The solar energy revolution is both a crisis and an opportunity.
For Pakistan, which already has one of the highest growth rates in rooftop solar globally, the conditions for VPPs are ripe. In 2025 alone, more than 60,000 electric bikes were sold, a figure that is expected to reach 100,000 by the year’s end. Battery imports are projected to exceed 8 GWh by 2030. At the same time, the competitive electricity market reform promises to do away with decades of government monopoly on the grid, allowing bilateral trade between consumers and sellers. These are all basic components of a VPP.
In a competitive market, rooftop solar generators can pool their resources into VPPs and bid excess electricity into the market, offering not just energy but also grid services. Households and commercial units can become energy traders, promoting greater autonomy, consumer freedom, and decentralisation. People can inject cheap electricity into the grid in critical times through their batteries, or even by changing their consumption patterns, for example, by charging electric vehicles at night when the grid is underutilised.
Globally there are many examples of successful VPP set-ups. One of the largest VPPs is operated by Next Kraftwerke in Europe, aggregating more than 12 GW of solar, wind and biogas capacity across multiple countries. Similarly, Australia’s national VPP trials included around 7,000 households and demonstrated how home batteries could deliver reliable frequency control to stabilise the grid. These examples show that with the right incentives and digital infrastructure, even small-scale producers can collectively become a source of generation and reliability for the grid.

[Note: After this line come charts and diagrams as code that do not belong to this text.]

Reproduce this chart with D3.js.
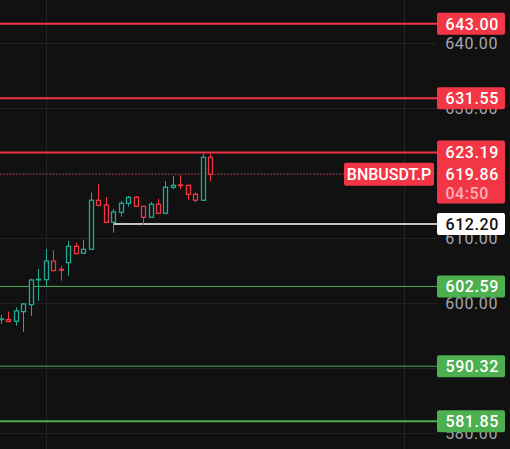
<!DOCTYPE html>
<html>
<head>
<meta charset="utf-8">
<script src="https://cdn.jsdelivr.net/npm/d3@7/dist/d3.min.js"></script>
<style>
html,body{margin:0;padding:0;background:#111111;}
svg{display:block;}
text{font-family:Roboto,"Noto Sans",sans-serif;}
</style>
</head>
<body>
<script>
// ---- data ----
const opens  = [597.5,597.5,597.23,598.71,599.78,603.6,603.63,606.5,605.2,606.25,608.77,607.7,608.31,615.85,615.12,612.46,614.0,615.38,616.31,614.92,613.23,615.23,613.85,617.85,618.2,618.15,616.77,615.85,622.46];
const highs  = [598.2,598.7,599.38,600.05,603.78,605.28,608.35,608.2,605.74,609.58,609.28,609.78,617.02,618.35,616.35,614.51,615.74,616.51,616.51,614.95,615.58,616.05,618.82,619.58,619.69,618.2,617.08,623.0,623.19];
const lows   = [596.8,597.1,596.55,595.6,598.05,600.35,602.55,605.0,603.48,604.25,607.54,607.54,608.3,614.92,612.31,610.86,613.32,614.86,614.9,612.09,613.2,613.8,613.8,617.54,617.54,615.85,615.54,615.8,618.77];
const closes = [597.6,597.2,598.82,599.89,603.58,603.7,606.5,605.02,605.1,608.77,607.63,608.3,615.85,615.08,612.46,614.05,615.38,616.31,614.92,613.23,615.23,613.85,617.85,618.15,618.1,616.77,615.85,622.46,619.86];

const axisTicks = [580,590,600,610,620,630,640];
const redLevels = [643.00,631.55,623.19];
const greenLevels = [602.59,590.32,581.85];
const supportLevel = 612.20;
const lastPrice = 619.86;
const symbol = "BNBUSDT.P";
const countdown = "04:50";

// ---- layout ----
const W = 510, H = 449, plotW = 437;
const BG = "#111111", UP = "#22ab94", DOWN = "#f23645", GREEN = "#4caf50";

const svg = d3.select("body").append("svg").attr("width", W).attr("height", H);
svg.append("rect").attr("width", W).attr("height", H).attr("fill", BG);

const y = d3.scaleLinear().domain([577.58, 646.66]).range([H, 0]);
const x = d3.scaleLinear().domain([0, closes.length - 1]).range([1, 210.3]);

// grid
const g = svg.append("g");
g.selectAll("line.hg").data(axisTicks).join("line")
  .attr("x1", 0).attr("x2", plotW)
  .attr("y1", d => Math.round(y(d)) + 0.5).attr("y2", d => Math.round(y(d)) + 0.5)
  .attr("stroke", "#232323").attr("stroke-width", 1);
g.selectAll("line.vg").data([46, 404]).join("line")
  .attr("x1", d => d + 0.5).attr("x2", d => d + 0.5).attr("y1", 0).attr("y2", H)
  .attr("stroke", "#232323").attr("stroke-width", 1);

// axis tick labels
const yAxis = d3.axisRight(y).tickValues(axisTicks).tickFormat(d3.format(".2f")).tickSize(0);
const ax = svg.append("g").attr("transform", `translate(${plotW},0)`).call(yAxis);
ax.select(".domain").remove();
ax.selectAll("text").attr("x", 61).attr("text-anchor", "end")
  .attr("fill", "#a4a7ae").attr("font-size", 16).attr("letter-spacing", 0.6).attr("dy", "0.35em");

// level lines
svg.selectAll("line.red").data(redLevels).join("line")
  .attr("x1", 0).attr("x2", plotW).attr("y1", d => y(d)).attr("y2", d => y(d))
  .attr("stroke", DOWN).attr("stroke-width", 2);
svg.selectAll("line.green").data(greenLevels).join("line")
  .attr("x1", 0).attr("x2", plotW).attr("y1", d => y(d)).attr("y2", d => y(d))
  .attr("stroke", GREEN).attr("stroke-width", (d, i) => i === 2 ? 2 : 1);
svg.append("line").attr("x1", x(15)).attr("x2", plotW)
  .attr("y1", y(supportLevel)).attr("y2", y(supportLevel))
  .attr("stroke", "#ffffff").attr("stroke-width", 1.5);
svg.append("line").attr("x1", 0).attr("x2", 344)
  .attr("y1", Math.round(y(lastPrice)) + 0.5).attr("y2", Math.round(y(lastPrice)) + 0.5)
  .attr("stroke", DOWN).attr("stroke-width", 1).attr("stroke-dasharray", "1,2.3");

// candles
const cg = svg.append("g");
const idx = d3.range(closes.length);
cg.selectAll("line.wick").data(idx).join("line")
  .attr("x1", i => Math.round(x(i)) + 0.5).attr("x2", i => Math.round(x(i)) + 0.5)
  .attr("y1", i => y(highs[i])).attr("y2", i => y(lows[i]))
  .attr("stroke", i => closes[i] >= opens[i] ? UP : DOWN).attr("stroke-width", 1);
cg.selectAll("rect.body").data(idx).join("rect")
  .attr("x", i => Math.round(x(i)) - 2 + 0.5)
  .attr("width", 4)
  .attr("y", i => y(Math.max(opens[i], closes[i])))
  .attr("height", i => Math.max(0.5, Math.abs(y(opens[i]) - y(closes[i]))))
  .attr("fill", BG)
  .attr("stroke", i => closes[i] >= opens[i] ? UP : DOWN).attr("stroke-width", 1.3);

// price labels
const boxX = 437, boxW = 68, boxH = 22;
function numText(xp, yp, fg, txt) {
  svg.append("text").attr("x", xp).attr("y", yp).attr("dy", "0.36em").attr("text-anchor", "end")
    .attr("fill", fg).attr("font-size", 16).attr("font-weight", 500).attr("letter-spacing", 0.6).text(txt);
}
function label(val, bg, fg) {
  const cy = y(val);
  svg.append("rect").attr("x", boxX).attr("y", cy - boxH / 2).attr("width", boxW).attr("height", boxH)
    .attr("rx", 2).attr("fill", bg);
  numText(499, cy, fg, d3.format(".2f")(val));
}
redLevels.slice(0, 2).forEach(v => label(v, DOWN, "#ffffff"));
// combined red box for 623.19 / last price / countdown
svg.append("rect").attr("x", boxX).attr("y", y(redLevels[2]) - 12).attr("width", boxW)
  .attr("height", 63).attr("rx", 2).attr("fill", DOWN);
numText(499, y(redLevels[2]), "#ffffff", d3.format(".2f")(redLevels[2]));
numText(499, y(lastPrice), "#ffffff", d3.format(".2f")(lastPrice));
numText(489, y(lastPrice) + 19.5, "#fbb0b7", countdown);
label(supportLevel, "#ffffff", "#111111");
greenLevels.forEach(v => label(v, GREEN, "#ffffff"));

// symbol label
svg.append("rect").attr("x", 344).attr("y", y(lastPrice) - 11.5).attr("width", 90).attr("height", 23)
  .attr("rx", 2).attr("fill", DOWN);
svg.append("text").attr("x", 389).attr("y", y(lastPrice)).attr("dy", "0.36em").attr("text-anchor", "middle")
  .attr("fill", "#ffffff").attr("font-size", 16).attr("font-weight", 500).text(symbol);
</script>
</body>
</html>
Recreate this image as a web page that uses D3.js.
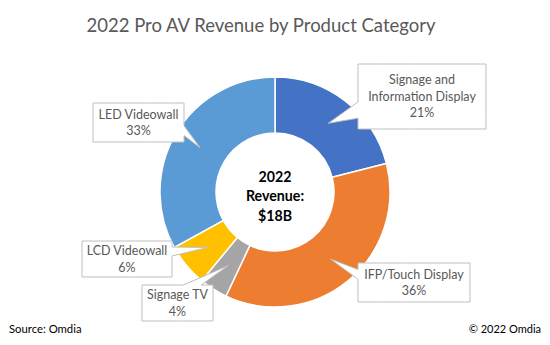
<!DOCTYPE html>
<html>
<head>
<meta charset="utf-8">
<script src="https://cdn.jsdelivr.net/npm/d3@7"></script>
<style>
  body { margin: 0; background: #fff; }
  text { font-family: Lato, "Open Sans", sans-serif; }
</style>
</head>
<body>
<svg id="chart" width="550" height="345"></svg>
<script>
// product categories, clockwise from 12 o'clock
var categories = ["Signage and Information Display", "IFP/Touch Display", "Signage TV", "LCD Videowall", "LED Videowall"];
var shares = [21, 36, 4, 6, 33];
var labelLines = [["Signage and", "Information Display", "21%"], ["IFP/Touch Display", "36%"], ["Signage TV", "4%"], ["LCD Videowall", "6%"], ["LED Videowall", "33%"]];
var colors = ["#4472C4", "#ED7D31", "#A5A5A5", "#FFC000", "#5B9BD5"];
var centerLines = ["2022", "Revenue:", "$18B"];

// callout boxes (left, top, width, height)
var boxes = [[358, 64, 128, 65], [358, 263, 112, 39], [142, 285, 71, 36], [82, 241, 90, 36], [93, 103, 91, 39]];

var svg = d3.select("#chart");
var cx = 275, cy = 192, rOuter = 115, rInner = 59;

svg.append("text")
    .attr("x", 261).attr("y", 32)
    .attr("text-anchor", "middle")
    .attr("font-size", 18.5)
    .attr("fill", "#595959")
    .text("2022 Pro AV Revenue by Product Category");

var data = categories.map(function(c, i) { return {name: c, value: shares[i], color: colors[i], lines: labelLines[i], box: boxes[i]}; });

var pie = d3.pie().sort(null).value(function(d) { return d.value; });
var arc = d3.arc().innerRadius(rInner).outerRadius(rOuter);

var g = svg.append("g").attr("transform", "translate(" + cx + "," + cy + ")");

var arcs = pie(data);

g.selectAll("path.slice")
    .data(arcs)
  .enter().append("path")
    .attr("class", "slice")
    .attr("d", arc)
    .attr("fill", function(d) { return d.data.color; })
    .attr("stroke", "#fff")
    .attr("stroke-width", 1.5);

// centre label
svg.selectAll("text.center")
    .data(centerLines)
  .enter().append("text")
    .attr("class", "center")
    .attr("x", cx)
    .attr("y", function(d, i) { return 177 + i * 19.5; })
    .attr("dy", "0.35em")
    .attr("text-anchor", "middle")
    .attr("font-size", 14.2)
    .attr("font-weight", "bold")
    .attr("fill", "#000")
    .text(function(d) { return d; });

// rectangular callout with a wedge pointing at (px, py)
function calloutPath(b, px, py) {
  var l = b[0], t = b[1], w = b[2], h = b[3], r = l + w, bt = t + h;
  var hc = l + w / 2, vc = t + h / 2;
  var dx = px - hc, dy = py - vc;
  var dz = Math.abs(dy) - Math.abs(dx * h / w);
  var x1 = l + w * (dx > 0 ? 7 : 2) / 12, x2 = l + w * (dx > 0 ? 10 : 5) / 12;
  var y1 = t + h * (dy > 0 ? 7 : 2) / 12, y2 = t + h * (dy > 0 ? 10 : 5) / 12;
  var side = dz > 0 ? (dy < 0 ? "top" : "bottom") : (dx < 0 ? "left" : "right");
  var p = d3.path();
  p.moveTo(l, t);
  p.lineTo(x1, t);
  if (side === "top") p.lineTo(px, py);
  p.lineTo(x2, t);
  p.lineTo(r, t);
  p.lineTo(r, y1);
  if (side === "right") p.lineTo(px, py);
  p.lineTo(r, y2);
  p.lineTo(r, bt);
  p.lineTo(x2, bt);
  if (side === "bottom") p.lineTo(px, py);
  p.lineTo(x1, bt);
  p.lineTo(l, bt);
  p.lineTo(l, y2);
  if (side === "left") p.lineTo(px, py);
  p.lineTo(l, y1);
  p.closePath();
  return p.toString();
}

var labels = svg.selectAll("g.callout")
    .data(arcs)
  .enter().append("g")
    .attr("class", "callout");

labels.append("path")
    .attr("d", function(d) {
      var c = arc.centroid(d);
      return calloutPath(d.data.box, cx + c[0], cy + c[1]);
    })
    .attr("fill", "#fff")
    .attr("stroke", "#BFBFBF")
    .attr("stroke-width", 1);

labels.each(function(d) {
  var b = d.data.box, n = d.data.lines.length, lh = 16.5;
  d3.select(this).selectAll("text")
      .data(d.data.lines)
    .enter().append("text")
      .attr("x", b[0] + b[2] / 2)
      .attr("y", function(s, i) { return b[1] + b[3] / 2 + (i - (n - 1) / 2) * lh; })
      .attr("dy", "0.35em")
      .attr("text-anchor", "middle")
      .attr("font-size", 12.5)
      .attr("fill", "#595959")
      .text(function(s) { return s; });
});

svg.append("text")
    .attr("x", 9).attr("y", 333)
    .attr("font-size", 11.3)
    .attr("fill", "#000")
    .text("Source: Omdia");

svg.append("text")
    .attr("x", 541).attr("y", 333)
    .attr("text-anchor", "end")
    .attr("font-size", 11)
    .attr("fill", "#000")
    .text("\u00A9 2022 Omdia");
</script>
</body>
</html>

The solar energy revolution in Pakistan is both a crisis and an opportunity in disguise. If we continue to let things be, the burden on the lower economic classes will increase. However, if we tap into this new reservoir of renewable electricity through incentive-driven markets and flexible VPP set-ups, we can harness it as a stabilising force for the grid. Whether it becomes a disaster for vast segments of our society or a breakthrough for all depends on the choices we make now.
The writer is a public policy and energy expert pursuing doctoral studies at Lums.